In the fourth frame, Belmonte didn't get the ball far enough to the right, but he was also facing the suddenly amplifying transition. Shooting straight at the 3-6-9-10, Belmonte wrapped the 6 around the 10, excruciatingly close to hitting it.

Next, Belmonte said something about his battery pack, which was interpreted as a re-rack, which he was issued but didn't want, then had to take because it was already happening, but wasn't charged because of the confusion.

After that confounding bit of fun, Belmonte left the Greek Church in the fifth, perplexing even himself. "Come on," he said to no one in particular. "Man, that was pretty close."

Belmonte knows when he's close or not. Generally, being close doesn't result in a count of five on a shot. Opting to go for the conversion rather than the count, Belmonte slid the 4-pin over into the 9, essentially getting the count in a strange way, but still, another open frame on a shot that was "pretty close."

In the sixth, he did the same thing he did in the fourth, but this time converted the 3-6-9-10. Again, his first shot wasn't that far off. Count didn't affect him here because of the open in the fifth, but after three shots that all could've struck to start the game, then three "pretty close" shots to follow, Belmonte sat with a mere 86 plus the value of his next shot after six, trailing in the match.

A huge move right in the seventh frame looked like a good one as he struck. The same shot on the left lane in the eighth cut through the middle for another five count. The 3-4-6-7-10 is makeable, but not this time, leaving another frame open.

Meanwhile, Simonsen wasn't exactly dominating the lanes, even whiffing on a single pin in the ninth.

Another excellent shot for Belmonte in the ninth took down all 10 before a decent shot on the left lane left a 2-8-10 in his final frame. He got one of them on the spare attempt.

He wasn't perfect. He didn't love every shot off his hand, but he didn't hate any of them either. He was simply punished severely for every slight deviation in his execution.

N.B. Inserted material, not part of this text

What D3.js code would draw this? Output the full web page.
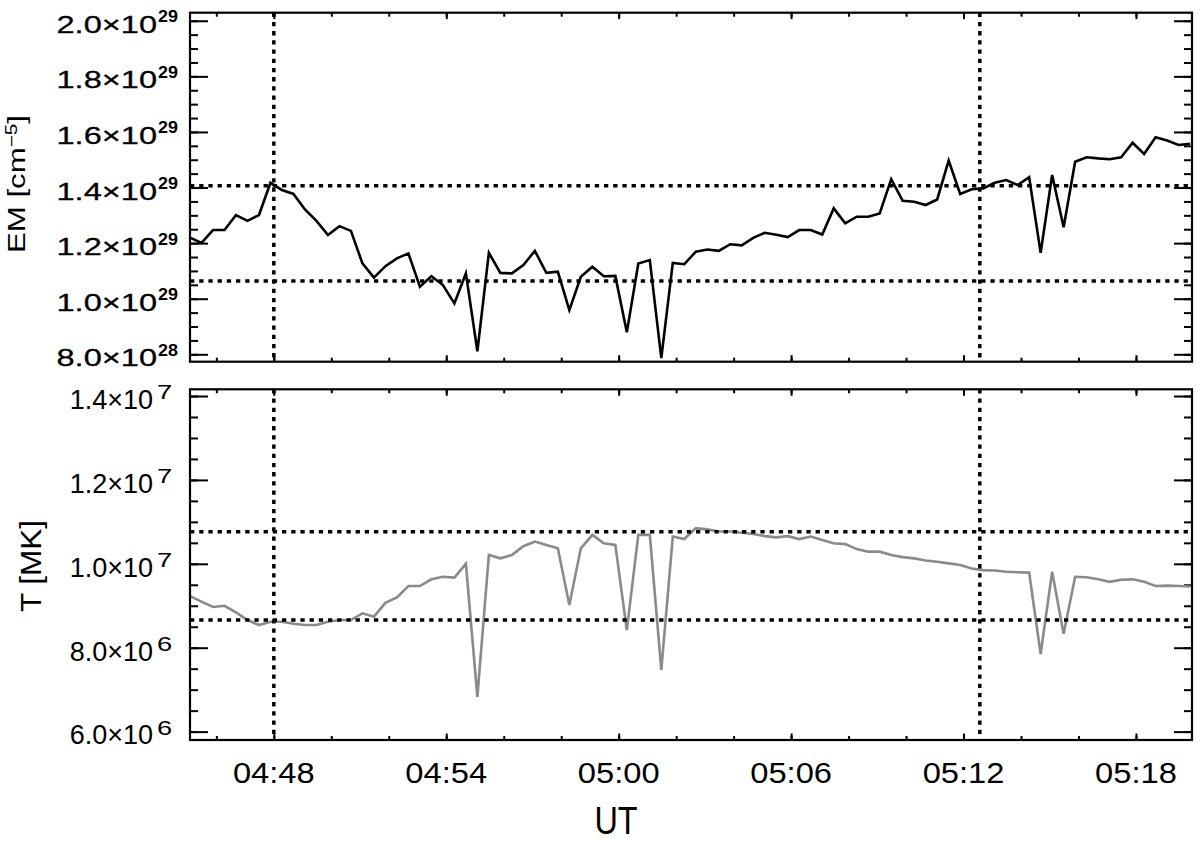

So, while this 148 game was actually an excellent opportunity for you to explain how good Belmonte truly is to your friend (the big move in the seventh, for instance), you'd have to begin so far back-starting by explaining there is oil on the lanes and moving on from there-that neither you nor your friend would have the patience.

The lanes were truly that hard. Still, like a fly out to the warning track in one ballpark that would've been a home run in Yankee Stadium, 148 stands as the lowest score of Belmonte's career.

Sure, your friend will never trust you again and he'll certainly never watch bowling again, but you tried. And although your effort was valiant-like Belmonte's-it just wasn't good enough.